Quando l’altare diventa un palco politico: don Vitaliano Della Sala e la bandiera palestinese che non t’aspetti

Quando l’altare diventa un palco politico: don Vitaliano Della Sala e la bandiera palestinese che non t’aspetti
Contro ogni banalità, il parroco di Mercogliano schiera la bandiera palestinese sull’altare

Chi l’avrebbe mai detto che un parroco potesse diventare un maestro di tattica mediatica? Dopo aver mostrato la bandiera ucraina due anni fa – perché ovviamente nel mondo delle guerre alcune vittime meritano manifestazioni di solidarietà più di altre – don Vitaliano Della Sala, parroco a Mercogliano, provincia di Avellino, ha deciso ieri di dare spettacolo esponendo la bandiera della Palestina sull’altare durante la messa della domenica. Una mossa tanto coraggiosa quanto prevedibile da colui che, ai tempi del G8 di Genova, si guadagnò il titolo di “prete no-global”.

Alla sua maniera, don Vitaliano spiega il suo “schieramento”: “Era da tempo che volevo farlo, ieri ho deciso di prendere posizione. Ho ricordato il Vangelo che ci esorta a stare sempre dalla parte delle vittime, e io sono accanto ai palestinesi.” Parole da manuale di perfezione morale che però rischiano di fare scalpore più per la bandiera sventolata che per il contenuto dei sermoni.

Chiarisce subito che la bandiera rappresenta “un popolo, non Hamas”, quasi ci servisse un manuale per distinguere vittime e presunti colpevoli in un conflitto così intricato. “Difendo tutte le vittime della guerra,” dice, così genericamente da sembrare che la sofferenza abbia finalmente smesso di essere una questione a geometria variabile. E, udite udite, avrebbe anche difeso le vittime israeliane degli attacchi del 7 ottobre, perché, precisazione fondamentale per evitare fraintendimenti, “non sono contro gli ebrei”.

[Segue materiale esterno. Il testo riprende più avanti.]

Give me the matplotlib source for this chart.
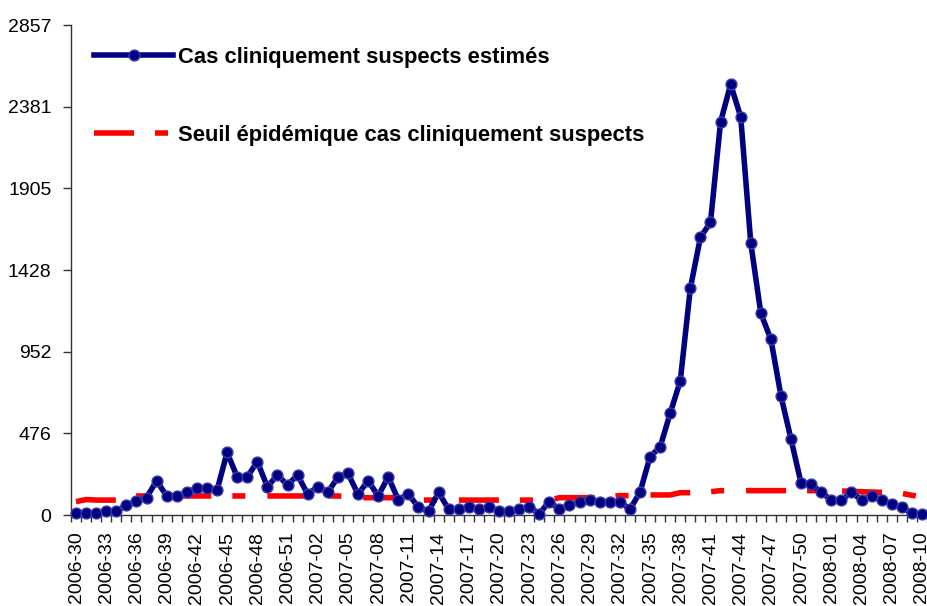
import numpy as np
import matplotlib
matplotlib.use("Agg")
import matplotlib.pyplot as plt

plt.rcParams['font.family'] = ['Liberation Sans', 'DejaVu Sans']
plt.rcParams['lines.scale_dashes'] = False

# weeks 2006-30 .. 2008-10
weeks = ([f"2006-{w:02d}" for w in range(30, 53)]
         + [f"2007-{w:02d}" for w in range(1, 53)]
         + [f"2008-{w:02d}" for w in range(1, 11)])

cas_estimes = [10, 10, 10, 23, 23, 56, 80, 101, 200, 111,
               111, 132, 155, 155, 144, 365, 222, 222, 311, 165,
               233, 175, 233, 121, 165, 132, 220, 243, 121, 200,
               111, 222, 89, 122, 45, 21, 132, 33, 33, 47,
               33, 47, 21, 21, 33, 47, 8, 78, 33, 56,
               78, 89, 78, 78, 78, 33, 132, 340, 396, 594,
               781, 1322, 1619, 1706, 2291, 2511, 2322, 1586, 1176, 1024,
               694, 441, 185, 179, 132, 87, 87, 132, 87, 113,
               87, 64, 45, 10, 4]

seuil = ([78, 90, 87, 87, 87, 98] + [111] * 21 + [106] + [101] * 6
         + [87] * 14 + [101] * 5 + [108] + [113] * 3 + [117] * 3
         + [130] * 3 + [136] + [142] * 12
         + [140, 138, 136, 134, 132, 130, 126, 115, 105])

yticks = [0, 476, 952, 1428, 1905, 2381, 2857]

fig = plt.figure(figsize=(9.27, 6.06), dpi=100)
ax = fig.add_axes([71 / 927, 91 / 606, 1 - 71 / 927, 490 / 606])

x = np.arange(len(weeks))
ax.plot(x, seuil, color='#ff0000', lw=4.0,
        linestyle=(0, (28.8, 15.1, 9.4, 15.8)),
        label="Seuil épidémique cas cliniquement suspects", zorder=2)
ax.plot(x, cas_estimes, color='#000080', lw=4.0, marker='o', markersize=7.8,
        markerfacecolor='#000080', markeredgecolor='#3a3aa8', markeredgewidth=1.0,
        label="Cas cliniquement suspects estimés", clip_on=False, zorder=3)

ax.set_xlim(-0.4, 84.36)
ax.set_ylim(0, 2857)
ax.set_yticks(yticks)
ax.set_yticklabels([str(v) for v in yticks], fontsize=14)

ax.set_xticks(x[::3])
ax.set_xticklabels(weeks[::3], rotation=90, fontsize=14)
ax.set_xticks(np.arange(-0.5, len(weeks), 1), minor=True)
ax.tick_params(axis='x', which='major', length=0, pad=12)
ax.tick_params(axis='x', which='minor', length=5, width=1, color='#333333')
ax.tick_params(axis='y', length=6, width=1, color='#333333', pad=8)

for side in ['top', 'right']:
    ax.spines[side].set_visible(False)
for side in ['left', 'bottom']:
    ax.spines[side].set_color('#333333')
    ax.spines[side].set_linewidth(1.0)

h, l = ax.get_legend_handles_labels()
leg = ax.legend(h[::-1], l[::-1], loc='upper left', bbox_to_anchor=(0.027, 0.955),
                frameon=False, handlelength=3.6, handletextpad=0.23,
                labelspacing=2.6, numpoints=1, borderpad=0, borderaxespad=0,
                prop={'weight': 'bold', 'size': 15.8})

fig.savefig("out.png", dpi=100)
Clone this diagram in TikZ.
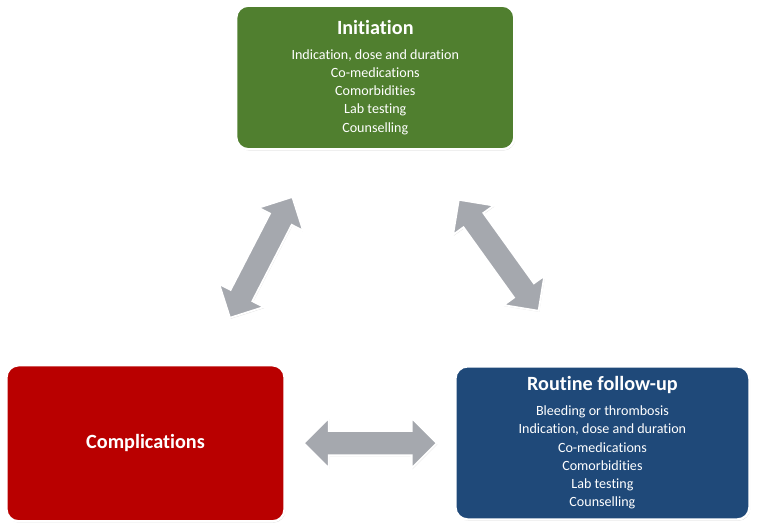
\documentclass[tikz,border=0pt]{standalone}
\usepackage{fontspec}
\setmainfont{Carlito}[Ligatures={NoCommon}]
\usepackage{tikz}
\usetikzlibrary{positioning, shapes.arrows, shadows, calc}
\definecolor{initgreen}{RGB}{80,127,47}
\definecolor{compred}{RGB}{185,0,0}
\definecolor{followblue}{RGB}{31,73,121}
\definecolor{arrowgrey}{RGB}{165,168,174}
\tikzstyle{stage} = [rectangle, rounded corners=0.32cm, draw=white, line width=1.8pt, text=white, align=center, font=\fontsize{10.6}{13.7}\selectfont, drop shadow={opacity=0.3, shadow xshift=0.6pt, shadow yshift=-1pt}]
\tikzstyle{initbox} = [stage, minimum width=7.36cm, minimum height=3.8cm, fill=initgreen]
\tikzstyle{compbox} = [stage, minimum width=7.36cm, minimum height=4.13cm, fill=compred]
\tikzstyle{followbox} = [stage, minimum width=7.78cm, minimum height=4.05cm, fill=followblue]
\tikzstyle{link} = [double arrow, draw=white, line width=1.4pt, fill=arrowgrey, inner xsep=0pt, inner ysep=0.3cm, double arrow head extend=0.34cm, drop shadow={opacity=0.25, shadow xshift=0.5pt, shadow yshift=-0.8pt}]
\newcommand{\stagetitle}[1]{{\fontsize{15.2}{18}\selectfont\bfseries #1}}
\def\gap{5pt}

\begin{document}
\begin{tikzpicture}
\useasboundingbox (0,0) rectangle (20.03,14.02);

\node (init) [initbox] at (9.93,11.97) {\stagetitle{Initiation}\\[\gap]
Indication, dose and duration\\ Co-medications\\ Comorbidities\\ Lab testing\\ Counselling};
\node (comp) [compbox] at (3.85,2.29) {\stagetitle{Complications}};
\node (follow) [followbox] at (15.94,2.30) {\stagetitle{Routine follow-up}\\[\gap]
Bleeding or thrombosis\\ Indication, dose and duration\\ Co-medications\\ Comorbidities\\ Lab testing\\ Counselling};

% two-way links between the stages
\node (linkleft) [link, minimum height=3.6cm, rotate=62.7] at ($(init)!0.5!(comp) + (0.02,0.08)$) {};
\node (linkright) [link, minimum height=3.62cm, rotate=-54.3] at ($(init)!0.5!(follow) + (0.26,0.13)$) {};
\node (linkbottom) [link, minimum height=3.52cm] at ($(comp)!0.5!(follow) + (-0.1,0)$) {};

\end{tikzpicture}
\end{document}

Ecco la grande scommessa di don Vitaliano: evitare che la sua equazione di pietà per i palestinesi venga immediatamente bollata come antisemitismo. Un gioco di equilibrismo che, negli ultimi anni, sembra essere la vera passeggiata sulle acque in materia di opinioni politiche. Sfortunatamente per lui, ricordare che “i palestinesi non hanno nulla a che fare con i terroristi” è un tentativo che sa più di confessione da confessionale che di diplomazia pubblica.

Sempre pronto a lanciare qualche frecciatina a Benjamin Netanyahu e alle politiche governative israeliane, il parroco conclude con una speranza: “Spero che tutto questo finisca presto.” Come se fosse davvero così facile spegnere un conflitto che resiste da decenni tra bandiere, parole di conforto e prese di posizioni religiose simbologie, mentre intorno muoiono vite e si consumano drammi reali.